What children need is not for adults to drain the joy out of storytelling. They need guidance that helps their stories become stronger, clearer, richer, and more meaningful.

They need to learn how to take the wild energy of imagination and shape it into a story that works. They need help understanding characters, conflict, setting, dialogue, choices, consequences, and endings. They need encouragement to keep the fun while adding depth.

That is where fiction writing becomes such a wonderful part of education.

It gives children a place to create, think, revise, laugh, problem-solve, and grow. It lets them practice writing skills inside something they actually care about. It gives them a reason to use grammar, punctuation, description, dialogue, and structure because those tools help the story become better.

And when children begin to see that their ideas can become real stories, something changes.

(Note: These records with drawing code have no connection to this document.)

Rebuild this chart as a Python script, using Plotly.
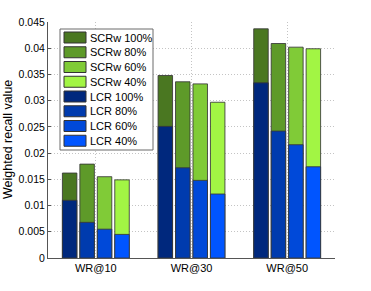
import plotly.graph_objects as go

categories = ["WR@10", "WR@30", "WR@50"]
levels = ["100%", "80%", "60%", "40%"]

# SCRw totals (green, full bar height) per level, per category
scrw_100 = [0.0162, 0.0348, 0.0437]
scrw_80 = [0.0179, 0.0336, 0.0409]
scrw_60 = [0.0155, 0.0332, 0.0402]
scrw_40 = [0.0149, 0.0297, 0.0399]

# LCR values (blue, front bar) per level, per category
lcr_100 = [0.0110, 0.0251, 0.0334]
lcr_80 = [0.0068, 0.0172, 0.0242]
lcr_60 = [0.0055, 0.0148, 0.0216]
lcr_40 = [0.0045, 0.0122, 0.0174]

y_ticks = [0, 0.005, 0.01, 0.015, 0.02, 0.025, 0.03, 0.035, 0.04, 0.045]
y_tick_labels = ["0", "0.005", "0.01", "0.015", "0.02", "0.025", "0.03", "0.035", "0.04", "0.045"]
y_title = "Weighted recall value"

scrw_series = [scrw_100, scrw_80, scrw_60, scrw_40]
lcr_series = [lcr_100, lcr_80, lcr_60, lcr_40]
green_colors = ["#4a7721", "#5e9a29", "#80cb37", "#a2f544"]
blue_colors = ["#00287d", "#003bae", "#0049d9", "#0055ff"]

FONT = "Liberation Sans, Arial, Helvetica, sans-serif"
OFF = 0  # page body margin removed via post_script
W, H = 371, 291
ML, MR, MT, MB = 48, 36, 22, 33

fig = go.Figure()
edge = "rgba(55,55,55,0.85)"
for i, lv in enumerate(levels):
    fig.add_trace(go.Bar(
        x=categories, y=scrw_series[i], name="SCRw " + lv,
        offsetgroup=str(i), marker=dict(color=green_colors[i], line=dict(color=edge, width=1)),
        showlegend=False,
    ))
for i, lv in enumerate(levels):
    fig.add_trace(go.Bar(
        x=categories, y=lcr_series[i], name="LCR " + lv,
        offsetgroup=str(i), marker=dict(color=blue_colors[i], line=dict(color=edge, width=1)),
        showlegend=False,
    ))

# manual legend (screen pixel -> paper conversion)
pw = W - ML - MR
ph = H - MT - MB

def px(x):
    return (x - OFF - ML) / pw

def py(y):
    return (H - MB - (y - OFF)) / ph

shapes = []
annotations = []
shapes.append(dict(type="rect", xref="paper", yref="paper",
                   x0=px(60), x1=px(153), y0=py(150), y1=py(29),
                   fillcolor="white", line=dict(color="#6a6a6a", width=1), layer="above"))
legend_names = ["SCRw " + lv for lv in levels] + ["LCR " + lv for lv in levels]
legend_colors = green_colors + blue_colors
for k, (nm, col) in enumerate(zip(legend_names, legend_colors)):
    top = 32 + k * 14.75
    shapes.append(dict(type="rect", xref="paper", yref="paper",
                       x0=px(64), x1=px(86), y0=py(top + 11), y1=py(top),
                       fillcolor=col, line=dict(color="#333333", width=1), layer="above"))
    annotations.append(dict(xref="paper", yref="paper", x=px(88), y=py(top + 5.5),
                            text=nm, showarrow=False, xanchor="left", yanchor="middle",
                            font=dict(family=FONT, size=11, color="black")))

# y-axis title as rotated annotation
annotations.append(dict(xref="paper", yref="paper", x=px(8), y=0.5, text=y_title,
                        textangle=-90, showarrow=False, xanchor="center", yanchor="middle",
                        font=dict(family=FONT, size=12.5, color="black")))

fig.update_layout(
    width=W, height=H,
    margin=dict(l=ML, r=MR, t=MT, b=MB, pad=0, autoexpand=False),
    paper_bgcolor="white", plot_bgcolor="white",
    barmode="group", bargap=0.27, bargroupgap=0.17,
    font=dict(family=FONT, size=10.5, color="black"),
    shapes=shapes, annotations=annotations,
    showlegend=False,
)
fig.update_xaxes(
    range=[-0.5, 2.5], showline=True, linecolor="#555555", linewidth=1,
    showgrid=True, gridcolor="#c4c4c4", griddash="1px,2px", gridwidth=1,
    ticks="", tickfont=dict(size=11), zeroline=False, automargin=False,
)
fig.update_yaxes(
    range=[0, 0.045], tickvals=y_ticks, ticktext=y_tick_labels,
    showline=True, linecolor="#555555", linewidth=1,
    showgrid=True, gridcolor="#c4c4c4", griddash="1px,2px", gridwidth=1,
    ticks="inside", ticklen=3, tickcolor="#555555", zeroline=False, automargin=False,
)

fig.write_html("out.html", config={"displayModeBar": False},
               post_script="document.body.style.margin='0';")
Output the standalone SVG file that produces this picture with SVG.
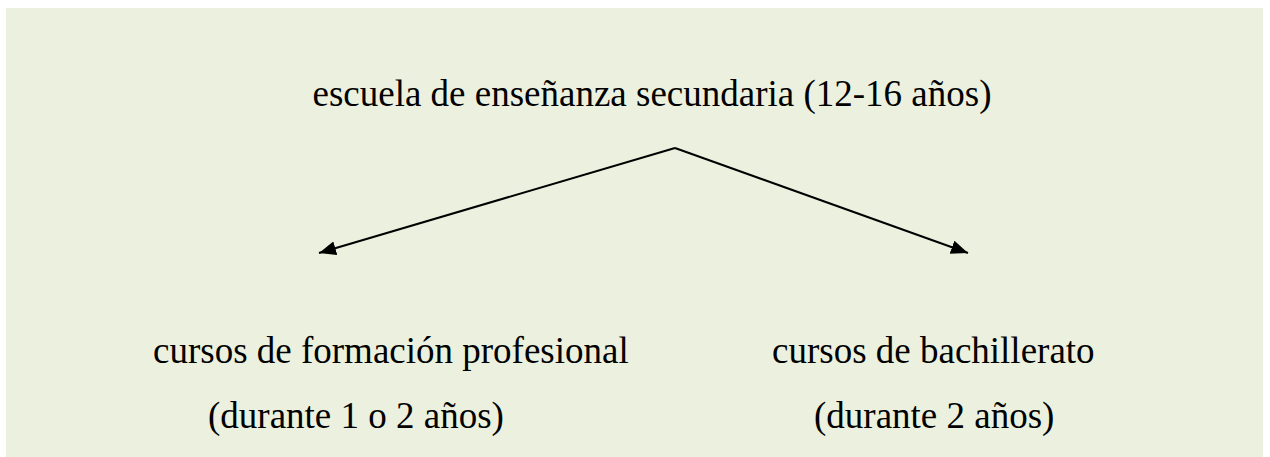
<svg xmlns="http://www.w3.org/2000/svg" width="1270" height="457" viewBox="0 0 1270 457">
<style>
.t{font-size:37px;fill:#000}
.c{stroke:#000;stroke-width:2;fill:none}
</style>
<defs>
<marker id="ah" markerUnits="userSpaceOnUse" markerWidth="20" markerHeight="16" refX="17" refY="7" orient="auto">
<path d="M0,0 L17,7 L0,14 Z" fill="#000"/>
</marker>
</defs>
<rect x="0" y="0" width="1270" height="457" fill="#fff"/>
<rect x="6" y="8" width="1257" height="449" fill="#EBF1DE"/>
<g font-family="'Liberation Serif', 'Times New Roman', serif">
<g id="top"><text class="t" x="652" y="106" text-anchor="middle">escuela de enseñanza secundaria (12-16 años)</text></g>
<g id="left"><text class="t" x="153" y="363">cursos de formación profesional</text><text class="t" x="208" y="428">(durante 1 o 2 años)</text></g>
<g id="right"><text class="t" x="772" y="363">cursos de bachillerato</text><text class="t" x="814" y="428">(durante 2 años)</text></g>
</g>
<g id="connectors">
<path class="c" d="M675,148 L319,253" marker-end="url(#ah)"/>
<path class="c" d="M675,148 L968,253" marker-end="url(#ah)"/>
</g>
</svg>
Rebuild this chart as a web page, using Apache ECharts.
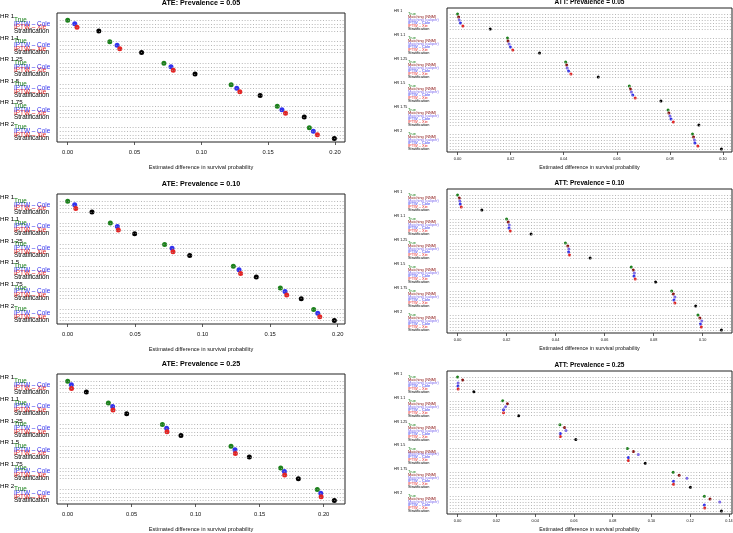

They are no longer only students completing assignments. They become young creators learning to communicate something meaningful.

A Blank Page Is an Invitation

A blank page can feel intimidating, but it can also be an invitation.

It invites a child to wonder. To explore. To ask, “What if?” To create someone who wants something and then discover what happens when the journey becomes harder than expected.

It invites a child to think about courage, friendship, honesty, sacrifice, perseverance, and hope without turning those words into a lecture. It invites a child to laugh, imagine, revise, and try again.

That is why children’s imagination is worth cultivating.

When a child fills a page with a detective, a hidden map, a runaway horse, a spaceship, a brave friend, a foolish mistake, or a surprising act of mercy, something more may be happening than we realize. That child is not only practicing writing. He is learning to see. She is learning to connect. He is learning to imagine with purpose. She is learning that stories can carry meaning.

Children were made to imagine.

And when we help them turn that imagination into thoughtful, meaningful stories, we are helping them use a gift God has already placed inside them.